Experts at the Health Sciences North Research Institute (HSNRI) are now looking at the results for several communities across the northeast, including Sudbury, North Bay, Sault Ste. Marie and the Porcupine region (Timmins, Kapuskasing and Moosonee.)

They've also been monitoring the output from Laurentian University.

In the last few days, they've noticed a downward trend in COVID-19 levels, which could indicate the northeast has hit a plateau.

"The idea is … everything that will go out of our system is collected in the wastewater and if you have some way to measure it, you can find out the concentration of the thing you want to measure," said researcher Gustavo Ybazeta.

"We are using a technique able to amplify the signal of the remnants of the RNA that's basically the signature of the (COVID-19) virus in the wastewater."

Ybazeta used last month's spike with the Omicron variant as an example.

"Numbers that we obtained through the wastewater, they were going through the roof in some places," he said. "We were seeing numbers up to that we hadn't even seen in previous waves."

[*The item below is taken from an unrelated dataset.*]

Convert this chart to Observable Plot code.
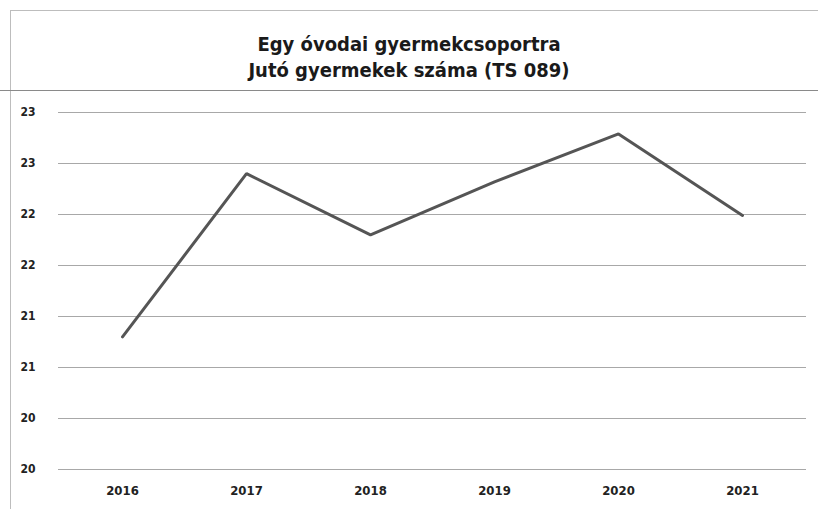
<!DOCTYPE html>
<html><head><meta charset="utf-8">
<script src="https://cdn.jsdelivr.net/npm/d3@7"></script>
<script src="https://cdn.jsdelivr.net/npm/@observablehq/plot@0.6"></script>
<style>
body{margin:0;background:#fff;}
#wrap{position:relative;width:818px;height:509px;overflow:hidden;background:#fff;}
#title{position:absolute;left:0;top:31px;width:818px;text-align:center;font-weight:bold;font-size:20px;font-family:"Liberation Sans Narrow","DejaVu Sans Condensed",sans-serif;line-height:26px;color:#1a1a1a;z-index:2;}
.fr{position:absolute;background:#bdbdbd;z-index:1;}
</style></head><body>
<div id="wrap">
<div class="fr" style="left:10px;top:10px;width:1px;height:499px;"></div>
<div class="fr" style="left:10px;top:10px;width:808px;height:1px;"></div>
<div class="fr" style="left:0;top:90px;width:818px;height:1px;background:#8a8a8a;"></div>
<div id="title">Egy óvodai gyermekcsoportra<br>Jutó gyermekek száma (TS 089)</div>
</div>
<script>
const years = ["2016", "2017", "2018", "2019", "2020", "2021"];
const values = [21.3, 22.9, 22.3, 22.82, 23.29, 22.49];
const yTicks = [20, 20.5, 21, 21.5, 22, 22.5, 23, 23.5];
const yTickLabels = ["20", "20", "21", "21", "22", "22", "23", "23"];

const data = years.map((y, i) => ({year: y, value: values[i]}));

const chart = Plot.plot({
  width: 818,
  height: 509,
  marginTop: 112,
  marginBottom: 40,
  marginLeft: 58,
  marginRight: 12,
  style: {fontFamily: "'Liberation Sans Narrow','DejaVu Sans Condensed',sans-serif", fontSize: "12px", color: "#222", background: "transparent"},
  x: {type: "point", domain: years, padding: 0.5, label: null},
  y: {domain: [20, 23.5], label: null},
  marks: [
    Plot.ruleY(yTicks, {stroke: "#a8a8a8", strokeWidth: 1}),
    Plot.axisY({ticks: yTicks, tickFormat: (d) => yTickLabels[yTicks.indexOf(d)], tickSize: 0, tickPadding: 23, fontWeight: "bold", fontSize: 12}),
    Plot.axisX({tickSize: 0, tickPadding: 16, fontWeight: "bold", fontSize: 13}),
    Plot.line(data, {x: "year", y: "value", stroke: "#555", strokeWidth: 3, strokeLinejoin: "miter"})
  ]
});
chart.style.position = "absolute";
chart.style.left = "0";
chart.style.top = "0";
document.getElementById("wrap").appendChild(chart);
</script>
</body></html>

It's work that's helping public health officials do their job and is now more important than ever, given how Ontario recently changed its PRC testing guidelines.

"The testing system right now is down at the Kelly Lake wastewater treatment plant, so it's taking all the wastewater from all of Sudbury, all of New Sudbury and we can watch the trends working with that," said Burgess Hawkins, from Public Health Sudbury and Districts.

Public Health Sudbury and Districts, the City of Greater Sudbury and the researchers are working collaboratively to try and come up with a way where they can publish the results in a manner that's easy to understand.

Several cities have already started to routinely publish findings, including Ottawa.

"The trend lines are pretty obvious but they don't always give you an A equals B correlation," said Hawkins, who said the health unit wants to see the data published.

In the past year, the team at Health Sciences North made a lot of improvements to the procedure with Ontario's consortium of testing sites. For example, what used to take them 10-12 hours to get results, may take 6-8 hours now.

"We share our best results and techniques with other labs and look at how other labs are doing their results," said Ybazeta. "We're trying to produce the best measurement of this signature and we're getting better."